Still hitting the gym with gusto and I am noticing changes going on with my body. My jeans are starting to get loose and the t-shirts that used to be tight on me are actually baggy now. I have lost a huge amount of flab from my face of all places, I am actually starting to look more defined. My legs are getting really toned and my thighs are also loosing their flabbyness (not even a word but you know what I mean)

The down side of the diet change and the amount of fruit, veg and water I am taking on board was that I got the runs pretty bad for a while but that is subsiding now. Also I am sore all over if I have had a particularly tough session at the gym. Especially my legs, they can go stiff really easy and I need to be up and walking about a lot.

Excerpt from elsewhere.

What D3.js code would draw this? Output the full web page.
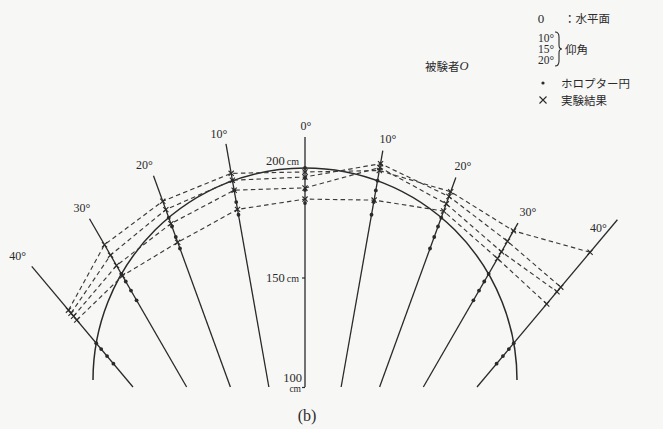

I suppose it's the evidence that my body i going through changes..

I hope to get out tomorrow and have a look at some mountain bikes and I can start adding that to my regime!


----------



## JenJen (Jun 30, 2010)

Just saw your thread - well done indeed... im in the same boat looking at slimming down but i have the safe guard of Curves which is excellent, went the first time in Jan this year for 8 weeks and dropped 3 dress sizes (that is alot in a short space of time) but then i stopped but im back into it now so fingers crossed!! 

if you ever wanna meet up and chat about cars or crappy diets drop me a pm  ill bring robert along for the male car chat


----------



## SubtleAggressiv (Jul 17, 2010)

No alcohol, diet low in saturated fats and cardio teamed with weight training? Your on the right track as you alreay know  and this along with your muscle memory should yield great results in the future. 

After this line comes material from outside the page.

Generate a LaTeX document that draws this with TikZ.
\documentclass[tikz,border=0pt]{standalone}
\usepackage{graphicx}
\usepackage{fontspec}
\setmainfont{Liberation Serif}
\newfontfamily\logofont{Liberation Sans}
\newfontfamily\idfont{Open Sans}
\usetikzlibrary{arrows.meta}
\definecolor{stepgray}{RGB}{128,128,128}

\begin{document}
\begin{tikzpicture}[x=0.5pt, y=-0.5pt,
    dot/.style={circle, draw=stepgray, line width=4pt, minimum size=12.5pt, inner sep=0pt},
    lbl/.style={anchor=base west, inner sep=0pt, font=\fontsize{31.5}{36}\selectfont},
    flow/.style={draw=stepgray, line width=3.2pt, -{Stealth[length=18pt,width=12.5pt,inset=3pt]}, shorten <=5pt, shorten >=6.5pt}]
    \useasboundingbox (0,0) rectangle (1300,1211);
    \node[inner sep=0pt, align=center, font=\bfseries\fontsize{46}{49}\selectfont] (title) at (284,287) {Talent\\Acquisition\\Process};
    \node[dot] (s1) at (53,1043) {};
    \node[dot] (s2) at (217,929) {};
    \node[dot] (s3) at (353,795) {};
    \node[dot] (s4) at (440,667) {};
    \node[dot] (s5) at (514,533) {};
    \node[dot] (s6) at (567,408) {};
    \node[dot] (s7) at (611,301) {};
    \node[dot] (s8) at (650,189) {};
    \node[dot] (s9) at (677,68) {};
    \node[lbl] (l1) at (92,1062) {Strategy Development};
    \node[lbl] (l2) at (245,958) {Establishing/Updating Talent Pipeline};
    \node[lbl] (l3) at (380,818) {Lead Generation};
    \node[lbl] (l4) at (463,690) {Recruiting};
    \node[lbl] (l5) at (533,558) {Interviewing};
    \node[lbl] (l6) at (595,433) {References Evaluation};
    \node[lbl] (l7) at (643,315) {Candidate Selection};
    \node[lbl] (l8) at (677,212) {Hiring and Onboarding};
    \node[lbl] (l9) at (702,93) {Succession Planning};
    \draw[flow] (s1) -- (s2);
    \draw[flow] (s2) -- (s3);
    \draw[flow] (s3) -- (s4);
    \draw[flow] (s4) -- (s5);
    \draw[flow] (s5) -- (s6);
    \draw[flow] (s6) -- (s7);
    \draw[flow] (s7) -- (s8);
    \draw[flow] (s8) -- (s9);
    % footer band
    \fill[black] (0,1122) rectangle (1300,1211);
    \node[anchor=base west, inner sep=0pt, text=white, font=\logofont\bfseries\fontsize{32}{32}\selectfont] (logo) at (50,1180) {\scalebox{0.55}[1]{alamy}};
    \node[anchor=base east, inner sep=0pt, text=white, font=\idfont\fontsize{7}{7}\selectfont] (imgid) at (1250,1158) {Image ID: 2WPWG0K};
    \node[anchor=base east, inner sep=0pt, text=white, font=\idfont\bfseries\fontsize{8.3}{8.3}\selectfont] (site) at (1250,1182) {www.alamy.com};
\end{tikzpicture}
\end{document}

So envious reading your OP as I want to start gym again once Im fully recovered but good luck and put some pics up  :thumb:


----------



## DubbedUP (Oct 2, 2007)

abz001 said:


> Just saw your thread - well done indeed... im in the same boat looking at slimming down but i have the safe guard of Curves which is excellent, went the first time in Jan this year for 8 weeks and dropped 3 dress sizes (that is alot in a short space of time) but then i stopped but im back into it now so fingers crossed!!
> 
> if you ever wanna meet up and chat about cars or crappy diets drop me a pm  ill bring robert along for the male car chat


Good on you! Keep it up tho! Yeah might take you up on that meet..



SubtleAggressiv said:


> No alcohol, diet low in saturated fats and cardio teamed with weight training? Your on the right track as you alreay know  and this along with your muscle memory should yield great results in the future.
> 
> So envious reading your OP as I want to start gym again once Im fully recovered but good luck and put some pics up  :thumb:


Yeah mate. I still have the odd treat now and then but I am in control of it. The one thing that I have dropped 100% is the alcohol. I went to a party at the weekend and too along three bottles of San Pellegrino! Or fizzy water to the lay man..LOL..

I have some pics that I am going to post up once I have hit my first mile stone.. Watch this space..


----------



## DubbedUP (Oct 2, 2007)

Tough one this morning.

Gym was actually quite busy, so had to wait for a few machines... 

My bloody iPhone was playing up and I need my music to keep me going, I ended up only doing 50 mins on the treadmill (usually do over the hour) and skipped a couple of the weights due to the machines being hogged..

Started taking fat metabolisers as well and looking towards other suppliments to help me go that little bit longer. I used to take creatine and found a massive difference in my training that allowed me to break through this mental / physical barrier that I had.

Diet is still going well and I am using smaller plates as well as putting a lot of salad on the plate so that I have less room for other things. I am also finding some fantastic recipes online (the epicurios app for the iPad is outstanding for low fat meals) as well as some of the low fat options off the shelf. Finally I am upping my fibre and fruit intake as well, making fruit smoothies in the morning with some muesli or oats to help bulk it up.


----------



## WHIZZER (Oct 25, 2005)

Good luck with the plan look forward to seeing how you are doing


----------



## DubbedUP (Oct 2, 2007)

Minor update...

Missed the gym today, had a really rough night with our youngest (he is teething just now) and it took all my effort to get up in the morning..LOL

So took the time to go and get some new clothes, a few pairs of jeans, new suit and a few shirts etc..

Went to a place called Slaters in Glasgow, three floors of clothes and some of the best customer service I have ever experienced! 

Got measured up and I am now down to a 42" waist (was a tight 48") and even at that the suit trousers and the jeans were a little loose! I am absolutely amazed! That's only after under 7 weeks of going to the gym and watching what I am eating...


----------



## malky christie (Nov 15, 2008)

Were you in Clydebank today as I passed a lovely split screen on Kilbowie Road earlier today ?


----------



## PaulGTI (Oct 21, 2006)

DubbedUP said:


> Went to a place called Slaters in Glasgow, three floors of clothes and some of the best customer service I have ever experienced!


Theres one in Birmingham too. Good labels at decent prices. I think its in canon street.

The girls in there are adorable too!


----------



## DubbedUP (Oct 2, 2007)

malky christie said:


> Were you in Clydebank today as I passed a lovely split screen on Kilbowie Road earlier today ?


Not me mate, my bus is in a million pieces just now.


----------